What to do: Print the entries verbatim, leaving out the images they contain.

Material shown:
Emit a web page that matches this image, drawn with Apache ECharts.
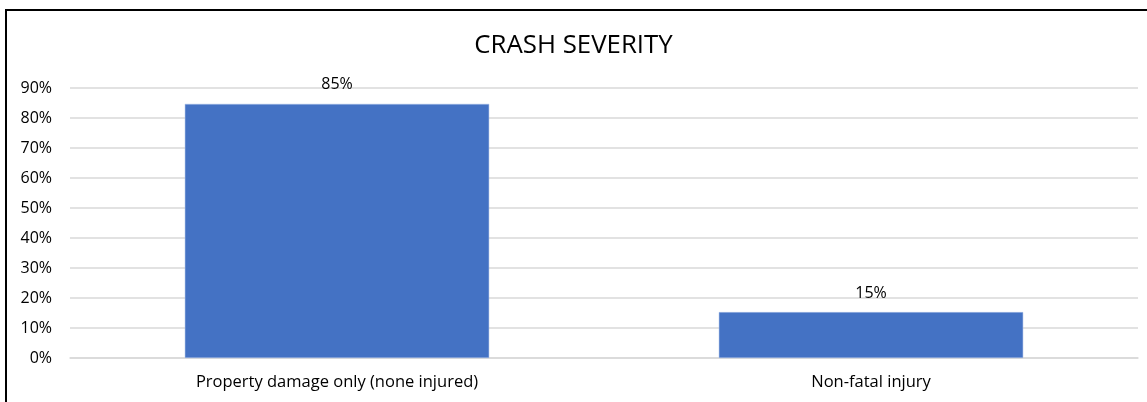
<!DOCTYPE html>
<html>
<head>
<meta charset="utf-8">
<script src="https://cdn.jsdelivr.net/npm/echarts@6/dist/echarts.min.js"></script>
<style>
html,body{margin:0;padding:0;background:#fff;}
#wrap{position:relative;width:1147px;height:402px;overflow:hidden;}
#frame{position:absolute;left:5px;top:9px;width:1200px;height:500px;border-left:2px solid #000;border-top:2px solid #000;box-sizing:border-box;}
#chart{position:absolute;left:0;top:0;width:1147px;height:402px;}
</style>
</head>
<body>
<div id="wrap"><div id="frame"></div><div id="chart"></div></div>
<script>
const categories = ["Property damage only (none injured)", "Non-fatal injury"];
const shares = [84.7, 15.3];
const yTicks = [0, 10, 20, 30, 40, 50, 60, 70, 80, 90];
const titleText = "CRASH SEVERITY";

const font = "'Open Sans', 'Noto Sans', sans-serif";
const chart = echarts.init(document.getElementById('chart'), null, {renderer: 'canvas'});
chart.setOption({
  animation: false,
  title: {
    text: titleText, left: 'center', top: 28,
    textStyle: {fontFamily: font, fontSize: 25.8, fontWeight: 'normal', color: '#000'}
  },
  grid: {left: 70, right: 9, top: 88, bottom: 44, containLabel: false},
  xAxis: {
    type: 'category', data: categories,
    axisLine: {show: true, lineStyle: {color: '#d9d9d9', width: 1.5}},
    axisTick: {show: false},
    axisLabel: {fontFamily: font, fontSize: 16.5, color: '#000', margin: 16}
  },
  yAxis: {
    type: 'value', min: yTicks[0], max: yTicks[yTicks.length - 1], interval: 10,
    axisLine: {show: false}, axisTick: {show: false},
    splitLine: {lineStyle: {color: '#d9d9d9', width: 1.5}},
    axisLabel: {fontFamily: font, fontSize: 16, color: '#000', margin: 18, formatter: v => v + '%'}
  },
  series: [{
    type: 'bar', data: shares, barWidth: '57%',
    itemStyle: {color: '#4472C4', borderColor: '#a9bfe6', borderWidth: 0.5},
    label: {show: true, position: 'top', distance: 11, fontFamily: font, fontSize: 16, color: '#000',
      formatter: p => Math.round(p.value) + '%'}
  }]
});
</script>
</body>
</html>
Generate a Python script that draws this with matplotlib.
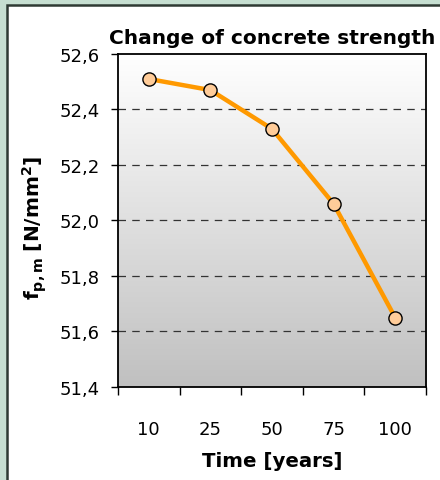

Result:
Emit a web page that matches this image, drawn with Apache ECharts.
<!DOCTYPE html>
<html>
<head>
<meta charset="utf-8">
<script src="https://cdn.jsdelivr.net/npm/echarts@6/dist/echarts.min.js"></script>
<style>
html,body{margin:0;padding:0;background:#fff;}
#wrap{position:relative;width:1147px;height:402px;overflow:hidden;}
#frame{position:absolute;left:5px;top:9px;width:1200px;height:500px;border-left:2px solid #000;border-top:2px solid #000;box-sizing:border-box;}
#chart{position:absolute;left:0;top:0;width:1147px;height:402px;}
</style>
</head>
<body>
<div id="wrap"><div id="frame"></div><div id="chart"></div></div>
<script>
const categories = ["Property damage only (none injured)", "Non-fatal injury"];
const shares = [84.7, 15.3];
const yTicks = [0, 10, 20, 30, 40, 50, 60, 70, 80, 90];
const titleText = "CRASH SEVERITY";

const font = "'Open Sans', 'Noto Sans', sans-serif";
const chart = echarts.init(document.getElementById('chart'), null, {renderer: 'canvas'});
chart.setOption({
  animation: false,
  title: {
    text: titleText, left: 'center', top: 28,
    textStyle: {fontFamily: font, fontSize: 25.8, fontWeight: 'normal', color: '#000'}
  },
  grid: {left: 70, right: 9, top: 88, bottom: 44, containLabel: false},
  xAxis: {
    type: 'category', data: categories,
    axisLine: {show: true, lineStyle: {color: '#d9d9d9', width: 1.5}},
    axisTick: {show: false},
    axisLabel: {fontFamily: font, fontSize: 16.5, color: '#000', margin: 16}
  },
  yAxis: {
    type: 'value', min: yTicks[0], max: yTicks[yTicks.length - 1], interval: 10,
    axisLine: {show: false}, axisTick: {show: false},
    splitLine: {lineStyle: {color: '#d9d9d9', width: 1.5}},
    axisLabel: {fontFamily: font, fontSize: 16, color: '#000', margin: 18, formatter: v => v + '%'}
  },
  series: [{
    type: 'bar', data: shares, barWidth: '57%',
    itemStyle: {color: '#4472C4', borderColor: '#a9bfe6', borderWidth: 0.5},
    label: {show: true, position: 'top', distance: 11, fontFamily: font, fontSize: 16, color: '#000',
      formatter: p => Math.round(p.value) + '%'}
  }]
});
</script>
</body>
</html>
Generate a Python script that draws this with matplotlib.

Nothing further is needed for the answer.